As we got to attend more games and spend more time with the Cardinals players and their families it became clear that the Cardinals were actually "Mark McGwire and the Cardinals." I got the feeling many of Mark's teammates were frustrated by the fact that the team's season was revolving around his race for the home run record.
What made the scene even more dramatic and theatrical was Mark's psychic. She would attend the games and sit in the wive's section or another lower level area and signal Mark when he was going to have a good at bat. If I ever had any doubts that Mark cared more about breaking the home run record than his teammates, his health or his own sanity — this proved to me that nothing else mattered. I can't speak for all, but it appeared to me that the pyschic was not a welcome addition to the Cardinals entourage. I heard a lot of complaints about her and her access to the clubhouse.
When the news broke and Mark admitted that he was taking Andro it was like the day I realized Santa wasn't real: The facts always pointed to performance enhancing drug use, but you just didn't want to believe because he was on such an incredible home run hitting tear.
But no one had to tell me or my brother Mark McGwire was using steroids to help him hit home runs. My father played college football in the late 70s and taught us what to look for in athletes who were using steroids. He knew what steroids did the body and pointed out those features to us in people we saw playing professional sports. He wasn't a scientist and he didn't do roids, but he had a lot of locker room experience.
Most of the adults that I met didn't want to believe the evidence either. Mark's success was good for the town and good for the organization — the Cardinals had waffled in the postseason in the 90s and St. Louis was hungry for a winner. It makes sense that it took an Associated Press writer to break the Andro story. I don't think anyone at the St. Louis Post-Dispatch would have had the guts to write that story if they had seen the bottle in his locker.
Steve Wilstein, the AP writer who broke the story agrees with me. According to Wilstein, baseball beat writers accused him of trying to tarnish the home run race. That's why I can't stand the baseball beat writers who refuse to cover anything other than what happens on the field: when you ignore steroid use you are condoning it.
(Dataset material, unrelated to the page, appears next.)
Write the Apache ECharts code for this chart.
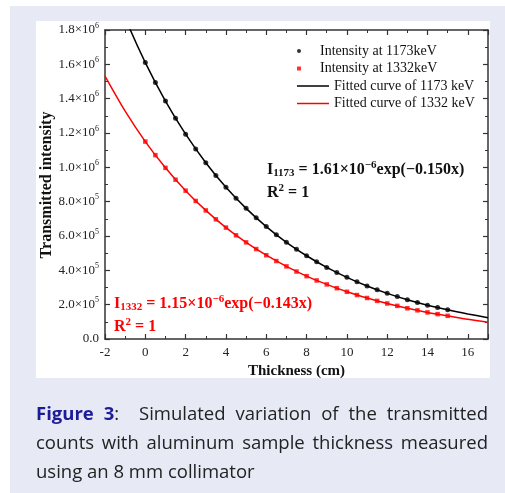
<!DOCTYPE html>
<html>
<head>
    <meta charset="utf-8"/>
    <script src="https://cdn.jsdelivr.net/npm/echarts@6/dist/echarts.min.js"></script>
    <style>
        body { margin: 0; background: #fff; }
        #main { position: absolute; left: 0; top: 0; width: 505px; height: 493px; }
        #caption {
            position: absolute; left: 36px; top: 398px; width: 452px;
            font-family: "Open Sans", "Noto Sans", sans-serif; font-size: 18.5px;
            line-height: 29px; color: #222; white-space: nowrap;
        }
        #caption div.j { text-align: justify; text-align-last: justify; }
        #caption b { color: #1c1c99; }
    </style>
</head>
<body>
<div id="main"></div>
<div id="caption">
    <div class="j"><b>Figure 3</b>:&nbsp; Simulated variation of the transmitted</div>
    <div class="j">counts with aluminum sample thickness measured</div>
    <div>using an 8 mm collimator</div>
</div>
<script type="text/javascript">
    // 数据：厚度 (cm) 与透射强度
    var thickness = [0, 0.5, 1, 1.5, 2, 2.5, 3, 3.5, 4, 4.5, 5, 5.5, 6, 6.5, 7, 7.5,
        8, 8.5, 9, 9.5, 10, 10.5, 11, 11.5, 12, 12.5, 13, 13.5, 14, 14.5, 15];
    var int1173 = [1.610e6, 1.494e6, 1.386e6, 1.286e6, 1.193e6, 1.107e6, 1.027e6, 0.952e6,
        0.884e6, 0.820e6, 0.761e6, 0.706e6, 0.655e6, 0.607e6, 0.563e6, 0.523e6,
        0.485e6, 0.450e6, 0.417e6, 0.387e6, 0.359e6, 0.333e6, 0.309e6, 0.287e6,
        0.266e6, 0.247e6, 0.229e6, 0.213e6, 0.197e6, 0.183e6, 0.170e6];
    var int1332 = [1.150e6, 1.071e6, 0.997e6, 0.928e6, 0.864e6, 0.804e6, 0.749e6, 0.697e6,
        0.649e6, 0.604e6, 0.563e6, 0.524e6, 0.488e6, 0.454e6, 0.423e6, 0.393e6,
        0.366e6, 0.341e6, 0.318e6, 0.296e6, 0.275e6, 0.256e6, 0.239e6, 0.222e6,
        0.207e6, 0.193e6, 0.179e6, 0.167e6, 0.155e6, 0.145e6, 0.135e6];
    // 拟合曲线
    var fitX = [-2, -1, 0, 1, 2, 3, 4, 5, 6, 7, 8, 9, 10, 11, 12, 13, 14, 15, 16, 17];
    var fit1173 = [2.173e6, 1.871e6, 1.610e6, 1.386e6, 1.193e6, 1.027e6, 0.884e6, 0.761e6,
        0.655e6, 0.563e6, 0.485e6, 0.417e6, 0.359e6, 0.309e6, 0.266e6, 0.229e6,
        0.197e6, 0.170e6, 0.146e6, 0.124e6];
    var fit1332 = [1.531e6, 1.327e6, 1.150e6, 0.997e6, 0.864e6, 0.749e6, 0.649e6, 0.563e6,
        0.488e6, 0.423e6, 0.366e6, 0.318e6, 0.275e6, 0.239e6, 0.207e6, 0.179e6,
        0.155e6, 0.135e6, 0.115e6, 0.098e6];
    var seriesNames = ['Intensity at 1173keV', 'Intensity at 1332keV',
        'Fitted curve of 1173 keV', 'Fitted curve of 1332 keV'];

    function zip(xs, ys) {
        return xs.map(function (x, i) { return [x, ys[i]]; });
    }

    var serif = 'Liberation Serif';
    var axisColor = '#333';

    var myChart = echarts.init(document.getElementById('main'));

    var tickCommon = {
        axisLine: {show: true, onZero: false, lineStyle: {color: axisColor, width: 1.5}},
        axisTick: {show: true, inside: true, length: 5, lineStyle: {color: axisColor, width: 1.2}},
        minorTick: {show: true, splitNumber: 2, length: 3, lineStyle: {color: axisColor, width: 1}},
        splitLine: {show: false}
    };

    function yLabel(v) {
        if (v === 0) return '{m|0.0}';
        var e = Math.floor(Math.log10(v) + 1e-9);
        var m = (v / Math.pow(10, e)).toFixed(1);
        return '{m|' + m + '×10}{s|' + e + '}';
    }

    function eqRich(color) {
        return {
            b: {fontFamily: serif, fontWeight: 'bold', fontSize: 16, fill: color, lineHeight: 23},
            sub: {fontFamily: serif, fontWeight: 'bold', fontSize: 11, fill: color, padding: [8, 0, 0, 0]},
            sup: {fontFamily: serif, fontWeight: 'bold', fontSize: 11, fill: color, padding: [0, 0, 8, 0]}
        };
    }

    option = {
        animation: false,
        graphic: [
            {type: 'rect', z: -10, silent: true, shape: {x: 10, y: 6, width: 495, height: 487}, style: {fill: '#e7eaf5'}},
            {type: 'rect', z: -9, silent: true, shape: {x: 36, y: 21, width: 454, height: 357}, style: {fill: '#fff'}},
            // y 轴标题
            {
                type: 'text', x: 47, y: 185, rotation: Math.PI / 2, z: 10,
                style: {
                    text: 'Transmitted intensity', align: 'center', verticalAlign: 'middle',
                    fontFamily: serif, fontWeight: 'bold', fontSize: 16, fill: '#111'
                }
            },
            {
                type: 'text', left: 267, top: 160, z: 10,
                style: {
                    text: '{b|I}{sub|1173}{b| = 1.61×10}{sup|−6}{b|exp(−0.150x)}\n{b|R}{sup|2}{b| = 1}',
                    rich: eqRich('#111')
                }
            },
            {
                type: 'text', left: 114, top: 294, z: 10,
                style: {
                    text: '{b|I}{sub|1332}{b| = 1.15×10}{sup|−6}{b|exp(−0.143x)}\n{b|R}{sup|2}{b| = 1}',
                    rich: eqRich('#f00')
                }
            }
        ],
        legend: [{
            data: [
                {name: seriesNames[0], icon: 'circle'},
                {name: seriesNames[1], icon: 'path://M0,0h1v1h-1z'}
            ],
            orient: 'vertical', left: 297, top: 43, padding: 0,
            itemWidth: 32, itemHeight: 4, itemGap: 1.5, symbolKeepAspect: true,
            textStyle: {fontFamily: serif, fontSize: 14, color: '#111', lineHeight: 16}
        }, {
            data: [
                {name: seriesNames[2], icon: 'rect'},
                {name: seriesNames[3], icon: 'rect'}
            ],
            orient: 'vertical', left: 297, top: 78, padding: 0,
            itemWidth: 32, itemHeight: 1.5, itemGap: 1.5,
            textStyle: {fontFamily: serif, fontSize: 14, color: '#111', lineHeight: 16}
        }],
        grid: {left: 105, top: 30, right: 17, bottom: 154},
        xAxis: [Object.assign({
            type: 'value', min: -2, max: 17, interval: 2,
            name: 'Thickness (cm)', nameLocation: 'middle', nameGap: 25,
            nameTextStyle: {fontFamily: serif, fontWeight: 'bold', fontSize: 15, color: '#111'},
            axisLabel: {fontFamily: serif, fontSize: 13, color: '#222', margin: 7, showMaxLabel: false}
        }, tickCommon), Object.assign({
            type: 'value', min: -2, max: 17, interval: 2, position: 'top',
            axisLabel: {show: false}
        }, tickCommon)],
        yAxis: [Object.assign({
            type: 'value', min: 0, max: 1.8e6, interval: 2e5,
            axisLabel: {
                margin: 6, formatter: yLabel,
                rich: {
                    m: {fontFamily: serif, fontSize: 13, color: '#222'},
                    s: {fontFamily: serif, fontSize: 8, color: '#222', padding: [0, 0, 9, 0]}
                }
            }
        }, tickCommon), Object.assign({
            type: 'value', min: 0, max: 1.8e6, interval: 2e5, position: 'right',
            axisLabel: {show: false}
        }, tickCommon)],
        series: [
            {
                name: seriesNames[0], type: 'scatter', z: 5,
                symbol: 'circle', symbolSize: 5, itemStyle: {color: '#000'},
                data: zip(thickness, int1173)
            },
            {
                name: seriesNames[1], type: 'scatter', z: 5,
                symbol: 'rect', symbolSize: 4.5, itemStyle: {color: '#f00'},
                data: zip(thickness, int1332)
            },
            {
                name: seriesNames[2], type: 'line', smooth: 0.3, showSymbol: false,
                lineStyle: {color: '#000', width: 1.5}, itemStyle: {color: '#000'},
                data: zip(fitX, fit1173)
            },
            {
                name: seriesNames[3], type: 'line', smooth: 0.3, showSymbol: false,
                lineStyle: {color: '#f00', width: 1.5}, itemStyle: {color: '#f00'},
                data: zip(fitX, fit1332)
            }
        ]
    };

    myChart.setOption(option);
</script>
</body>
</html>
When Mark hit his 62nd and record breaking home run against the Chicago Cubs on Sept. 8 at 8:18 p.m. I should have felt like I was given an early birthday present. I turned 15 the next day and all I can remember is that was the night I quit believing in the magic of baseball.
I will always have respect for professional athletes, but there is something special, almost sacred, about witnessing a record breaking moment and steroids took the nostalgia of that moment away from me forever.